Thursday, March 5, 2015

Volcán Villarica in happier days

The images and videos I saw this week of the eruption of the Villarica volcano, with flames shooting into the air and red-hot lava pouring down the slopes, brought back memories of our family's hike to the crater of the then-dormant volcano during a vacation to Chile over the school winter holidays period in 2005-2006.  It was one of the great outdoors experiences we have had together, hiking from about 6000 feet to near the 9350 foot summit, then coming down partly on foot, partly sliding on our butts.

We came to the area by an overnight bus from Santiago, where we were staying with family members who were teaching in a local school, to the village of Villarica.  There we signed on with a guiding company that would help us get to the top of the mountain.  The guides supplied us with snowsuits, in which we posed together before setting off for our adventure
We were given the option of walking from the bottom of the ski-lift, but we opted to take the ski-lift for about the first thousand feet of elevation gain, then started walking up the rocky slope.  Within less than half an hour, we reached the bottom of the snow line
Although the party started out all together, the younger ones quickly got out ahead, while us older folks labored upwards in the company of the more patient guides.  There were fine views along the way up, and I was glad to take the chance to pause to take photos.  Below is our guide, with Lago Villarica on the left, the village of Pucon in the center foreground, and several other snow-capped volcanoes in the distance

And here is a view of other hikers above us (there were several different groups on the mountain), and the puffing from the crater above them.

The snowy path was really pretty icy, and sometimes it seemed I would slide back almost as far as I had stepped forward.  Occasionally I would give voice to my frustration and alarm, and the guide finally told me to get a grip or he was going to head to the bottom with me.  But I calmed down a bit and we kept trudging toward the top.

Sometimes, instead of gentle white smoke/steam coming from the top, we would see a more ominous brown puff. 
We were told that this reflected the dust coming up from a landslide within the crater.  And at one point we could see some rocks, including a very large boulder, bounding down mountain.  The guides were all in touch with each other and the hikers were shepherded along paths toward the other side of the slope up the mountain side.  Excitement!

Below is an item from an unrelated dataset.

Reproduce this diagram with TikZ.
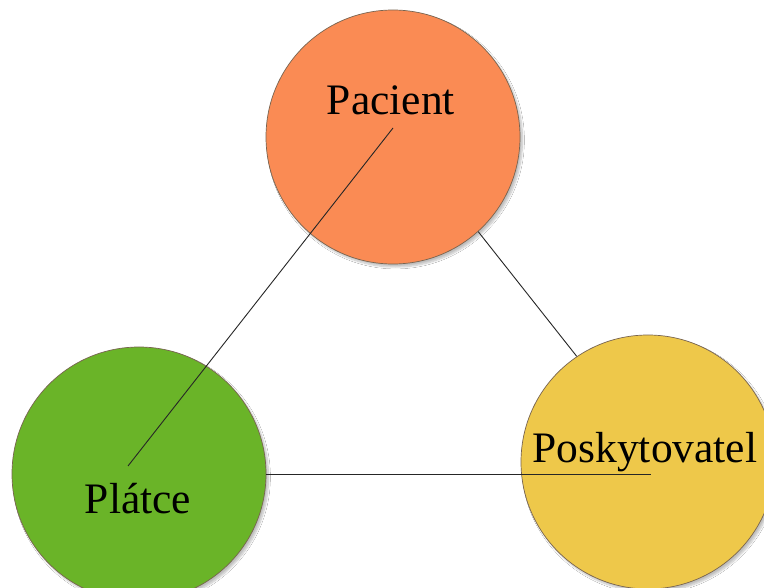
\documentclass[tikz,border=0pt]{standalone}
\usepackage{fontspec}
\setmainfont{Liberation Serif}
\usetikzlibrary{shadows.blur}

\definecolor{pacfill}{RGB}{250,139,84}
\definecolor{plafill}{RGB}{106,180,40}
\definecolor{posfill}{RGB}{238,200,74}
\definecolor{rimcol}{RGB}{120,100,80}

\tikzset{
  party/.style={circle, minimum size=254pt, inner sep=0pt, draw=rimcol, line width=0.7pt,
    blur shadow={shadow xshift=2.5pt, shadow yshift=-3pt, shadow opacity=25, shadow blur steps=8}},
  role/.style={anchor=base, text=black, inner sep=0pt, font=\fontsize{43.5}{50}\selectfont},
  link/.style={draw=black!85, line width=0.9pt}
}

\begin{document}
\begin{tikzpicture}[x=1pt, y=-1pt]
  \useasboundingbox[fill=white] (0,0) rectangle (764,588);
  \clip (0,0) rectangle (764,588);

  % the three parties
  \node[party, fill=pacfill] (pac) at (393,137) {};
  \node[party, fill=plafill] (pla) at (139,474) {};
  \node[party, fill=posfill] (pos) at (648,462) {};

  % names
  \node[role] (pactext) at (391,115) {Pacient};
  \node[role] (platext) at (138,513) {Plátce};
  \node[role] (postext) at (645,462) {Poskytovatel};

  % free ends of the links that run into the circles
  \coordinate (pacfoot) at (393,128);
  \coordinate (plahead) at (128,466);
  \coordinate (posfoot) at (651,474);

  % links
  \draw[link] (pacfoot) -- (plahead);
  \draw[link] (pac.-48) -- (pos.124);
  \draw[link] (pla.east |- posfoot) -- (posfoot);
\end{tikzpicture}
\end{document}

Here is Nancy pausing to look up just before we did the last couple hundred feet of elevation game to the summit -- or, at least, the part of the summit that we would be reaching, at the lip of the crater.
Finally, we were at the top; we could look down into the crater, and across the crater to the summit ridges.

In the crater, we could see a bright red hole containing lava, and sometimes there would be flickers of flaming lava being tossed into the air

When it was time to head down, the trip went much more quickly than coming up -- to some extent it was almost like cross-country skiing along the paths.  But the best part were the chutes that connected some of the paths.  And on this mountain, it is not only OK, but downright expected to cut the switchbacks, coming down the shoots on our rear ends.  This is why we needed those snow suits.

We got back to Villarica town by late afternoon, whence we could look over the rooftops to the mountain looming on the other side of the lake.
Even though Villarica is on the other side of the lake from the volcano, I understand that the town has also been evacuated.